— GIVEN TASK —
Copy from the first line below down to and including the line with "const shadeRanges = [[36.6, 43.9], [89.0, 109.2]]". Skip the pictures.

====== DATASET SECTION ======

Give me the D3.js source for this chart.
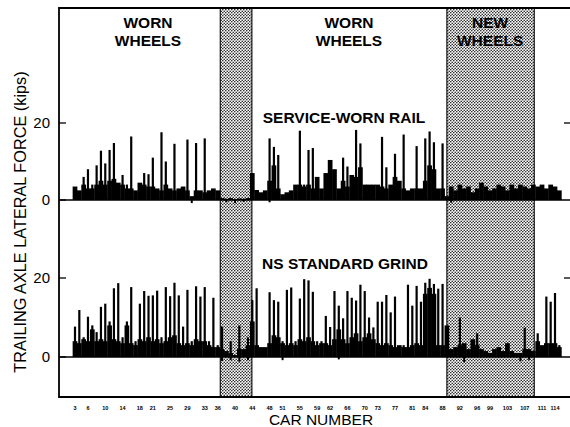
<!DOCTYPE html>
<html>
<head>
<meta charset="utf-8">
<script src="https://cdn.jsdelivr.net/npm/d3@7"></script>
<style>
  body { margin: 0; background: #fff; }
  text { font-family: "Liberation Sans", Arial, sans-serif; }
</style>
</head>
<body>
<div id="chart"></div>
<script>
// car numbers 3..115, one entry per car
const firstCar = 3
const carTicks = [3, 6, 10, 14, 18, 21, 25, 29, 33, 36, 40, 44, 48, 51, 55, 59, 62, 66, 70, 73, 77, 81, 84, 88, 92, 96, 99, 103, 107, 111, 114]

// shaded car ranges
const shadeRanges = [[36.6, 43.9], [89.0, 109.2]]

// service-worn rail: base level and peak per car (kips)
const topBase = [3.5, 2.5, 4, 3, 3, 4, 5, 4, 5, 5.5, 4.5, 4, 3, 3, 2.5, 4.5, 4, 3.5, 3.5, 3, 2.5, 4, 3, 2.5, 3, 3.5, 2.5, 1, 2.5, 2.5, 2, 2.5, 3, 2.5,
  0.5, 0.3, 0.5, 0.2, 0.4, 0.3, 0.5,
  7, 2.6, 2, 2.5, 5, 9, 3, 1.5, 2, 2.5, 4, 4, 3.5, 4, 3, 6, 3, 7, 10.4, 8, 3, 5, 3.5, 6.5, 6, 8.5, 4, 4, 4, 4, 3.5, 3, 4, 6, 5, 3, 2.5, 3, 3, 3, 5, 9, 8, 3, 3,
  1, 3.5, 2.5, 4, 3, 3.5, 2, 3, 4.5, 3.5, 2.5, 3, 4, 3.5, 2.5, 4, 3, 4, 3.5, 3, 4,
  3.5, 4, 3, 4, 3.5, 2.5]
const topPeak = [3.5, 2.5, 6, 8, 4, 9, 12.8, 9.5, 13, 14.8, 4.5, 6.5, 4, 16.5, 2.5, 4.5, 7, 6.7, 11, 3, 17.6, 10, 3, 14.6, 3, 3.5, 15.7, 1, 14.8, 2.5, 16, 2.5, 3, 2.5,
  0.5, 0.3, 0.5, 0.2, 0.4, 0.3, 0.5,
  7, 2.6, 2, 2.5, 16, 13.8, 11.7, 1.5, 2, 2.5, 4, 18, 4, 13, 13.5, 6, 3, 7, 10.4, 8, 3, 11, 8.7, 6.5, 18.2, 14.7, 4, 4, 4, 4, 16.4, 8.5, 4, 12, 5, 17, 2.5, 3, 14, 3, 16, 17.8, 15, 3, 14.7,
  1, 3.5, 2.5, 4, 3, 3.5, 2, 3, 4.5, 3.5, 2.5, 3, 4, 3.5, 2.5, 4, 3, 4, 3.5, 3, 4,
  3.5, 4, 3, 4, 3.5, 2.5]

// NS standard grind
const lowBase = [4, 3.5, 4.5, 4, 7, 4, 4.5, 4, 8, 4.5, 4, 3.5, 8, 3.5, 3, 4.5, 4, 5, 4, 4.5, 3.5, 4, 5, 5.5, 3.5, 3, 3.5, 3, 4.5, 4, 4, 3, 2.5, 2.5,
  2, 1.5, 1, 0.5, 2, 2, 3,
  9, 3, 2.5, 2.5, 3.5, 5.5, 5, 3.5, 3, 3.5, 3, 4.5, 4, 5, 4, 3, 3.5, 3.5, 3, 4.5, 7, 4.5, 3.5, 5, 6, 4, 5, 6, 4.5, 3.5, 3, 3.5, 3, 2.5, 3, 2.5, 2.5, 3, 3.5, 3, 16, 17.5, 16, 3, 3,
  8, 2, 2.5, 3, 3.5, 2, 4.5, 3, 2, 1.5, 1, 2, 2.5, 1.5, 3.5, 1.5, 1, 1, 2, 2, 1.5,
  4, 3, 3.5, 3.5, 3.5, 2.5]
const lowPeak = [7.7, 11.9, 5, 10.2, 8, 6.3, 12.7, 13.5, 9, 17.4, 18.7, 5, 9, 17.7, 4, 13.5, 16.7, 15.5, 15.6, 16.8, 5, 17.7, 15.4, 18.8, 15.6, 7.7, 17, 4, 17.9, 15.3, 17.7, 4, 15, 3,
  7.7, 1.5, 4, 0.5, 8, 2, 5,
  14.4, 17.4, 2.5, 2.5, 16.4, 14.4, 14, 4, 17, 17.6, 4, 14.8, 19.7, 19.4, 16.5, 4, 4, 10.4, 7.6, 16.7, 13, 9.8, 16.7, 15, 14.3, 18.3, 16.7, 10, 7.5, 14, 14, 15.7, 11.3, 15.3, 3, 3, 18.3, 13, 18, 14, 18.8, 19.8, 18.5, 17.3, 18.5,
  8, 2, 2.5, 10, 3.5, 2, 4.5, 6, 2, 1.5, 1, 2, 2.5, 1.5, 3.5, 1.5, 1, 1, 7.4, 2, 1.5,
  6, 3, 15.3, 14, 16.2, 3]

// small negative excursions [car, kips]
const topDips = [[30, -0.8], [38, -0.6], [40, -0.8], [42, -0.5], [48, -0.6], [90, -0.7]]
const lowDips = [[37, -1], [39, -0.8], [41, -1.2], [43, -0.8], [51, -0.8], [64, -0.6], [93, -1.3], [106, -1.1], [108, -0.7]]

const yTicks = [0, 20]

const W = 570, H = 427
const frame = {left: 59, right: 570, top: 8, bottom: 397}

const svg = d3.select('#chart').append('svg')
  .attr('width', W)
  .attr('height', H)

const defs = svg.append('defs')
const pat = defs.append('pattern')
  .attr('id', 'dots')
  .attr('width', 3).attr('height', 3)
  .attr('patternUnits', 'userSpaceOnUse')
pat.append('rect').attr('width', 3).attr('height', 3).attr('fill', '#fff')
pat.append('circle').attr('cx', 0.75).attr('cy', 0.75).attr('r', 0.8).attr('fill', '#222')
pat.append('circle').attr('cx', 2.25).attr('cy', 2.25).attr('r', 0.8).attr('fill', '#222')

const x = d3.scaleLinear().domain([3, 114]).range([75, 555])
const yTop = d3.scaleLinear().domain([0, 20]).range([200, 123])
const yLow = d3.scaleLinear().domain([0, 20]).range([357, 278])

// shaded bands
svg.selectAll('.shade').data(shadeRanges).join('rect')
  .attr('class', 'shade')
  .attr('x', d => x(d[0]))
  .attr('y', frame.top)
  .attr('width', d => x(d[1]) - x(d[0]))
  .attr('height', frame.bottom - frame.top)
  .attr('fill', 'url(#dots)')
  .attr('stroke', '#111')
  .attr('stroke-width', 1.2)

const step = x(4) - x(3)

function drawTrace(base, peak, dips, y) {
  const g = svg.append('g')
  const rows = base.map((b, i) => ({car: firstCar + i, base: b, peak: peak[i]}))
  g.selectAll('.base').data(rows).join('rect')
    .attr('x', d => x(d.car) - step / 2 - 0.2)
    .attr('width', step + 0.4)
    .attr('y', d => y(d.base))
    .attr('height', d => y(0) - y(d.base))
    .attr('fill', '#000')
  g.selectAll('.peak').data(rows.filter(d => d.peak > d.base)).join('rect')
    .attr('x', d => x(d.car) - 1.1)
    .attr('width', 2.2)
    .attr('y', d => y(d.peak))
    .attr('height', d => y(0) - y(d.peak))
    .attr('fill', '#000')
  g.selectAll('.dip').data(dips).join('rect')
    .attr('x', d => x(d[0]) - 1)
    .attr('width', 2)
    .attr('y', y(0))
    .attr('height', d => y(d[1]) - y(0))
    .attr('fill', '#000')
}

drawTrace(topBase, topPeak, topDips, yTop)
drawTrace(lowBase, lowPeak, lowDips, yLow)

// zero lines
svg.append('line').attr('x1', frame.left).attr('x2', frame.right)
  .attr('y1', yTop(0)).attr('y2', yTop(0)).attr('stroke', '#000').attr('stroke-width', 1.5)
svg.append('line').attr('x1', frame.left).attr('x2', frame.right)
  .attr('y1', yLow(0)).attr('y2', yLow(0)).attr('stroke', '#000').attr('stroke-width', 1.3)

// frame (left, top, bottom)
svg.append('path')
  .attr('d', `M${frame.right},${frame.top}H${frame.left}V${frame.bottom}H${frame.right}`)
  .attr('fill', 'none').attr('stroke', '#000').attr('stroke-width', 1.8)

// y ticks, both panels
;[yTop, yLow].forEach(y => {
  const g = svg.append('g')
  g.selectAll('.tl').data(yTicks).join('line')
    .attr('x1', frame.left).attr('x2', frame.left + 7)
    .attr('y1', d => y(d)).attr('y2', d => y(d))
    .attr('stroke', '#000').attr('stroke-width', 1.3)
  g.selectAll('.tr').data(yTicks.filter(d => d > 0)).join('line')
    .attr('x1', frame.right - 6).attr('x2', frame.right)
    .attr('y1', d => y(d)).attr('y2', d => y(d))
    .attr('stroke', '#000').attr('stroke-width', 1.3)
  g.selectAll('text').data(yTicks).join('text')
    .attr('x', 50).attr('y', d => y(d) + 5)
    .attr('text-anchor', 'end')
    .attr('font-size', 15)
    .text(d => d)
})

// car number tick labels
svg.append('g').selectAll('text').data(carTicks).join('text')
  .attr('x', d => x(d))
  .attr('y', 410)
  .attr('text-anchor', 'middle')
  .attr('font-size', 5.5)
  .attr('font-weight', 'bold')
  .text(d => d)

// annotations
function label(lines, cx, y0, size) {
  const t = svg.append('text')
    .attr('text-anchor', 'middle')
    .attr('font-size', size)
    .attr('font-weight', 'bold')
  lines.forEach((s, i) => t.append('tspan').attr('x', cx).attr('y', y0 + i * 18).text(s))
}
label(['WORN', 'WHEELS'], 148, 28, 15.5)
label(['WORN', 'WHEELS'], 349, 28, 15.5)
label(['NEW', 'WHEELS'], x(99), 28, 15.5)
label(['SERVICE-WORN RAIL'], 344, 123, 15.5)
label(['NS STANDARD GRIND'], 345, 269, 15.5)

svg.append('text')
  .attr('transform', 'translate(26,222) rotate(-90)')
  .attr('text-anchor', 'middle')
  .attr('font-size', 16.3)
  .text('TRAILING AXLE LATERAL FORCE (kips)')

svg.append('text')
  .attr('x', 321).attr('y', 425)
  .attr('text-anchor', 'middle')
  .attr('font-size', 15.5)
  .text('CAR NUMBER')
</script>
</body>
</html>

======

— SOLUTION TO THE EXERCISE —
Give me the D3.js source for this chart.
<!DOCTYPE html>
<html>
<head>
<meta charset="utf-8">
<script src="https://cdn.jsdelivr.net/npm/d3@7"></script>
<style>
  body { margin: 0; background: #fff; }
  text { font-family: "Liberation Sans", Arial, sans-serif; }
</style>
</head>
<body>
<div id="chart"></div>
<script>
// car numbers 3..115, one entry per car
const firstCar = 3
const carTicks = [3, 6, 10, 14, 18, 21, 25, 29, 33, 36, 40, 44, 48, 51, 55, 59, 62, 66, 70, 73, 77, 81, 84, 88, 92, 96, 99, 103, 107, 111, 114]

// shaded car ranges
const shadeRanges = [[36.6, 43.9], [89.0, 109.2]]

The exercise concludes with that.